What the exercise asks → Repeat everything from the first line of the listing below through the line that contains "plt.rcParams['font.family'] = ['Noto", exactly. Leave out pictures.

Collected material →
[start]
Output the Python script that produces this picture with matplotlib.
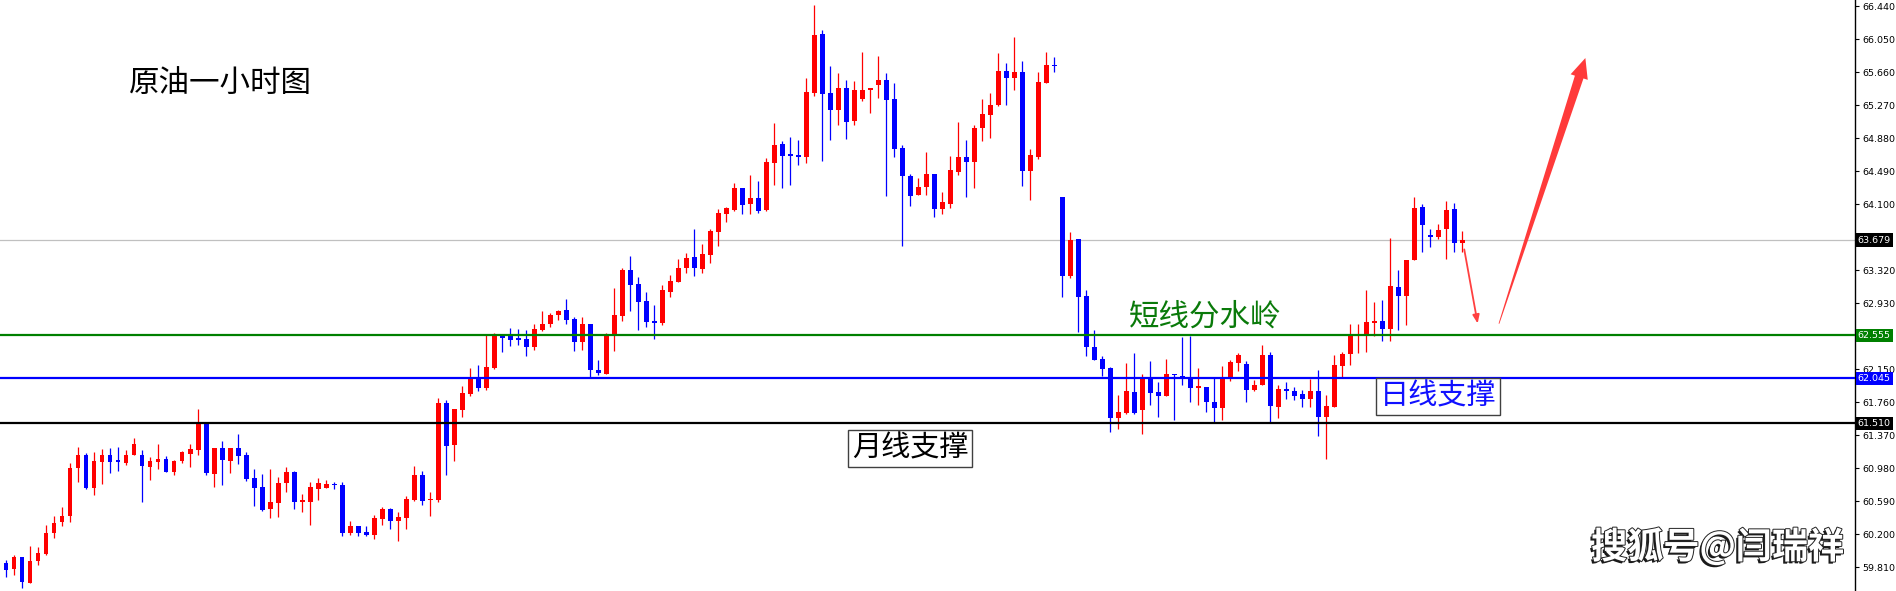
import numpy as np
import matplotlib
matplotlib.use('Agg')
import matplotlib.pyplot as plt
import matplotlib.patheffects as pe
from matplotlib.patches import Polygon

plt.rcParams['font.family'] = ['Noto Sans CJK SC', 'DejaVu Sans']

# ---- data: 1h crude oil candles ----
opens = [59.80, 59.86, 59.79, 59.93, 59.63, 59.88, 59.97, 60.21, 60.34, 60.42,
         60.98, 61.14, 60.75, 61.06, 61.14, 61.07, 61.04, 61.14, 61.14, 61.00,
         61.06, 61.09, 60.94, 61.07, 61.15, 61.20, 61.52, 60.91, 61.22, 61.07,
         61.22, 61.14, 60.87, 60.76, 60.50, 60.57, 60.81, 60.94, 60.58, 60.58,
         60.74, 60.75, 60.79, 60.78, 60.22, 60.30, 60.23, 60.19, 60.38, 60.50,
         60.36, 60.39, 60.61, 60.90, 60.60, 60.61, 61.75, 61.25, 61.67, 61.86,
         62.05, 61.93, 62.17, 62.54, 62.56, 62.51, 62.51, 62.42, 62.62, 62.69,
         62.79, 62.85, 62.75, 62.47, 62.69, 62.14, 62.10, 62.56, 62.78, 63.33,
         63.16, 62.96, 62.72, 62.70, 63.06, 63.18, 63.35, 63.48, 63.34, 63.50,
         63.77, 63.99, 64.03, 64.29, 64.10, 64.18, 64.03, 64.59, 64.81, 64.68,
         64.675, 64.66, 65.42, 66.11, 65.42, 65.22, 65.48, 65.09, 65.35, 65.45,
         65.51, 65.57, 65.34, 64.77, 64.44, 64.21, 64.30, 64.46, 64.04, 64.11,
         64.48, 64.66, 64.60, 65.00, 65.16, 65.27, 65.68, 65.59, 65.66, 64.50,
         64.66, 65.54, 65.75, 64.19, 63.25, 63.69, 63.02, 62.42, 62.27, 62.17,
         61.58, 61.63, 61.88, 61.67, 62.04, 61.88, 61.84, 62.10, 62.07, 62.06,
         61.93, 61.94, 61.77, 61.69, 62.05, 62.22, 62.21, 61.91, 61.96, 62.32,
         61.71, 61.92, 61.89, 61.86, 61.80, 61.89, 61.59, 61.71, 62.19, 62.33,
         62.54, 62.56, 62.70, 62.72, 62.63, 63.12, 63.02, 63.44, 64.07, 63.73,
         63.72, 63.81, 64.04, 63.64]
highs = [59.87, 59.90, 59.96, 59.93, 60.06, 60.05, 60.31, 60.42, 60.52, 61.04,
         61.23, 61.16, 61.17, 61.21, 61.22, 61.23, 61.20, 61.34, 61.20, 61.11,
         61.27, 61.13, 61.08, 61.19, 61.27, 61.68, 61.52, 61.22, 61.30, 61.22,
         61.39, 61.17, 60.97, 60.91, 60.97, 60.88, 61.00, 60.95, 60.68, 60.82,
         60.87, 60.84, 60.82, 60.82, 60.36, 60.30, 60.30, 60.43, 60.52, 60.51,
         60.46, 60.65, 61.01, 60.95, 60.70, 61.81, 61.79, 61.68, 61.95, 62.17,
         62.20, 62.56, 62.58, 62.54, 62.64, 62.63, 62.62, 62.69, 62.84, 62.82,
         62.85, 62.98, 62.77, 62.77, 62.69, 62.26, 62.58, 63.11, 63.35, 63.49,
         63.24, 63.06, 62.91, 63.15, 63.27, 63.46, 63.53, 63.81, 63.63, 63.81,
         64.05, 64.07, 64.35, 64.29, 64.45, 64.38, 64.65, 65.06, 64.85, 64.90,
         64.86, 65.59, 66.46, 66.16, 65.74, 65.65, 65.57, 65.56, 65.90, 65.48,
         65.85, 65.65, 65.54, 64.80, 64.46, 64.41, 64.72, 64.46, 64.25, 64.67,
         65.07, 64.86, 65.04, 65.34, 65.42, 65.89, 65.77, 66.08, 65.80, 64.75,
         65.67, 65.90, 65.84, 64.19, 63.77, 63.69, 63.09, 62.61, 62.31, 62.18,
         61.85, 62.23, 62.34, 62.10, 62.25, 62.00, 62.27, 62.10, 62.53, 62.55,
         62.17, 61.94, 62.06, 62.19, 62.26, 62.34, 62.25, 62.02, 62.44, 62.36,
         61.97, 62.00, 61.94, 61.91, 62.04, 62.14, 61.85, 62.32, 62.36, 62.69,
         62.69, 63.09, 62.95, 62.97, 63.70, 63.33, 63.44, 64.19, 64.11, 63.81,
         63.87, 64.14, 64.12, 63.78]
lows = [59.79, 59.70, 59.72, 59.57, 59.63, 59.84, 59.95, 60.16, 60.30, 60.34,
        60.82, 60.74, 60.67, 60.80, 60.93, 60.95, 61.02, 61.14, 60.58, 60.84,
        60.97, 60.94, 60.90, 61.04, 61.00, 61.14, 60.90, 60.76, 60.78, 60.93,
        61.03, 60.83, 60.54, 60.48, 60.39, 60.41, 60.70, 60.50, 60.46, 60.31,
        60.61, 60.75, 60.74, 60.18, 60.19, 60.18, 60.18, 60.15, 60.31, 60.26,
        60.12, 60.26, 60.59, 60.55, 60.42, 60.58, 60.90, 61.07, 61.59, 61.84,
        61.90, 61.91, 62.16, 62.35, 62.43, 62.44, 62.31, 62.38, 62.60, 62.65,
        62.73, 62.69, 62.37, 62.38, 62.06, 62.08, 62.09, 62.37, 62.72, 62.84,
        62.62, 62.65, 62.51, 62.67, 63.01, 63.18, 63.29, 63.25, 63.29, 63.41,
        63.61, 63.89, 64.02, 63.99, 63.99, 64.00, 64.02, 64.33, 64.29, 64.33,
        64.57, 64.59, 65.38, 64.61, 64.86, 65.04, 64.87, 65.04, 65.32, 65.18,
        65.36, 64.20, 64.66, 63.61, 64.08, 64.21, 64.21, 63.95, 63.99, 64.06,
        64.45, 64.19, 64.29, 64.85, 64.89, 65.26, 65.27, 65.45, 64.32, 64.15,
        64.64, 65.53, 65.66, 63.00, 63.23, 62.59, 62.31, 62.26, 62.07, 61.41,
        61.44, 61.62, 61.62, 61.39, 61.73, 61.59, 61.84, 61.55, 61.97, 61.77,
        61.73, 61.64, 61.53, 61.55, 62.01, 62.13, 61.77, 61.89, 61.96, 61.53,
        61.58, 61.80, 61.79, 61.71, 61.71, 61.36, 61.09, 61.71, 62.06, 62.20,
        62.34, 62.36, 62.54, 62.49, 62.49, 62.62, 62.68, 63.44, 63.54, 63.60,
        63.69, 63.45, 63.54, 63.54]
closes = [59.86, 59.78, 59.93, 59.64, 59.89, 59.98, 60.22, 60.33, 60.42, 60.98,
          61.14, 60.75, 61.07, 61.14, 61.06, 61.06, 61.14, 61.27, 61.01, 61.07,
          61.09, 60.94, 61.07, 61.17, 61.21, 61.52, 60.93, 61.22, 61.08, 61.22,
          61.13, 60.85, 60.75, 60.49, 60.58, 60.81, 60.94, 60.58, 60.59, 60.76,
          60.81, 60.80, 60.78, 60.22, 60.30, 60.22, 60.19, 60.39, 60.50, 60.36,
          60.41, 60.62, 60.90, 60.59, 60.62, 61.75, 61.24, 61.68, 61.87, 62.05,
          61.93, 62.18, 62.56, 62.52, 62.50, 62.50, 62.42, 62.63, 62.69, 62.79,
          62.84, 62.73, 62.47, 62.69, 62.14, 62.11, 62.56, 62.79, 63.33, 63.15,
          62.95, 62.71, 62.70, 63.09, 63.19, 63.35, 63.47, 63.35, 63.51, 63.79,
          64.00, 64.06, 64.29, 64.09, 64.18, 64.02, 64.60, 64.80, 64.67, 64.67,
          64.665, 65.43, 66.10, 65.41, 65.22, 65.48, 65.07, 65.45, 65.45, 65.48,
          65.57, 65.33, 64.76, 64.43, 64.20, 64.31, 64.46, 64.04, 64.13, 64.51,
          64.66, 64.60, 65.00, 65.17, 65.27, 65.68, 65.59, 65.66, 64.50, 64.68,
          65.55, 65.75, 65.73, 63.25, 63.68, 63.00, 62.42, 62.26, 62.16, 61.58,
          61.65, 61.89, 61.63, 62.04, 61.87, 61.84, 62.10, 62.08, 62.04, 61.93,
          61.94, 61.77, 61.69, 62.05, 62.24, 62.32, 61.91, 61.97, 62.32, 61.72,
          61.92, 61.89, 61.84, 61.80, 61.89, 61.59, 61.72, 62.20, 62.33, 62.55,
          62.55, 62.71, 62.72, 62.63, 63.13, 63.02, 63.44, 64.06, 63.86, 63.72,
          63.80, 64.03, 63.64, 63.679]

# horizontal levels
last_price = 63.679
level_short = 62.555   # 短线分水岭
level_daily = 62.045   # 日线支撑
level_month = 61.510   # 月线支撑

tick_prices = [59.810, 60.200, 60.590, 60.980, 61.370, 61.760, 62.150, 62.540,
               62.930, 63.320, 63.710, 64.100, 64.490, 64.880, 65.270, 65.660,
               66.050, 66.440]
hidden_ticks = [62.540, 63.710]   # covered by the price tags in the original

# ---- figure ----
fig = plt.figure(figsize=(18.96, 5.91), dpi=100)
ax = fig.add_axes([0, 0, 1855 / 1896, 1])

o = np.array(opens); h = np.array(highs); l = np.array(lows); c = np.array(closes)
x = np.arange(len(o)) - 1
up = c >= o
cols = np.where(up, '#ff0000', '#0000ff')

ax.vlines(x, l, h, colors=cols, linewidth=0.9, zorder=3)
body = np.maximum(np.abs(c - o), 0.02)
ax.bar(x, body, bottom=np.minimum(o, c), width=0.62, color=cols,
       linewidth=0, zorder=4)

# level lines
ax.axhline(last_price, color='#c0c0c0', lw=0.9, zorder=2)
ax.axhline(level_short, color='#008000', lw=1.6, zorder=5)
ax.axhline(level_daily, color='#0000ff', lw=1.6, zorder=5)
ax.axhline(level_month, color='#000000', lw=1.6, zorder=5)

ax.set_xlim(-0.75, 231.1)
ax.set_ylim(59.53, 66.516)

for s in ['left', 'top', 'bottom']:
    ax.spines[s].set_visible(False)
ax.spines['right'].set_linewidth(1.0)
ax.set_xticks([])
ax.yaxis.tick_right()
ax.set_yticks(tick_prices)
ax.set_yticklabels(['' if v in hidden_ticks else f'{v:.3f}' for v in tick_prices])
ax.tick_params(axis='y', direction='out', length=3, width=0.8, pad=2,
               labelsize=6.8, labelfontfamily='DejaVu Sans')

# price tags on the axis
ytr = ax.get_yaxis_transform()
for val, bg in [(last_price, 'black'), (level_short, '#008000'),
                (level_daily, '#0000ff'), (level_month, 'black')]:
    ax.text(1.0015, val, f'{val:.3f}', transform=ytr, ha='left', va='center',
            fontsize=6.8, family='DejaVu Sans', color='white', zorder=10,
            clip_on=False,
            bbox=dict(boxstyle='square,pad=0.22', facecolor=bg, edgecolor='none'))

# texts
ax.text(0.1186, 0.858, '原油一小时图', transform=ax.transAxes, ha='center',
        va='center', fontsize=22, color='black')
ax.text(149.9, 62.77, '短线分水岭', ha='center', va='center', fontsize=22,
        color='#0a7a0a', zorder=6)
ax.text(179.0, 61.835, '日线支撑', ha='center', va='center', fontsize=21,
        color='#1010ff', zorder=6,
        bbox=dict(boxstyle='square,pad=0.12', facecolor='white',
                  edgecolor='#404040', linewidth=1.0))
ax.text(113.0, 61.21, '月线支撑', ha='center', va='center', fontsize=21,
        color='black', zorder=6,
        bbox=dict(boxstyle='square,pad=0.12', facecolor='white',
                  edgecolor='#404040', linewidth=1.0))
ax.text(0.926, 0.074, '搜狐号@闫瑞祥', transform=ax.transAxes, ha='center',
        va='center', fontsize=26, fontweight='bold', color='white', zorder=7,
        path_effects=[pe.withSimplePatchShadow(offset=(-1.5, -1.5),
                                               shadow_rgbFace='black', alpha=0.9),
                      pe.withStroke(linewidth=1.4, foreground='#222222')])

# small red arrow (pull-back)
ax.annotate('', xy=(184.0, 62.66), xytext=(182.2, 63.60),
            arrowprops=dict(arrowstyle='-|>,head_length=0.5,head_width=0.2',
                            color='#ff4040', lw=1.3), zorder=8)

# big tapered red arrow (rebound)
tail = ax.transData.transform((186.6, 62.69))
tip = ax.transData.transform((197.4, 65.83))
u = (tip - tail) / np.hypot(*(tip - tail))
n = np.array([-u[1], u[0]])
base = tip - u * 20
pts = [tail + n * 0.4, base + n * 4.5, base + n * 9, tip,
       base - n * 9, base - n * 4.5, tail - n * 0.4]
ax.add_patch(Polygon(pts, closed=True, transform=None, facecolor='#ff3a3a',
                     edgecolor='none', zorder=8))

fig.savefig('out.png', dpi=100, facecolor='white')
[end]
Response to this task →
Output the Python script that produces this picture with matplotlib.
import numpy as np
import matplotlib
matplotlib.use('Agg')
import matplotlib.pyplot as plt
import matplotlib.patheffects as pe
from matplotlib.patches import Polygon

plt.rcParams['font.family'] = ['Noto Sans CJK SC', 'DejaVu Sans']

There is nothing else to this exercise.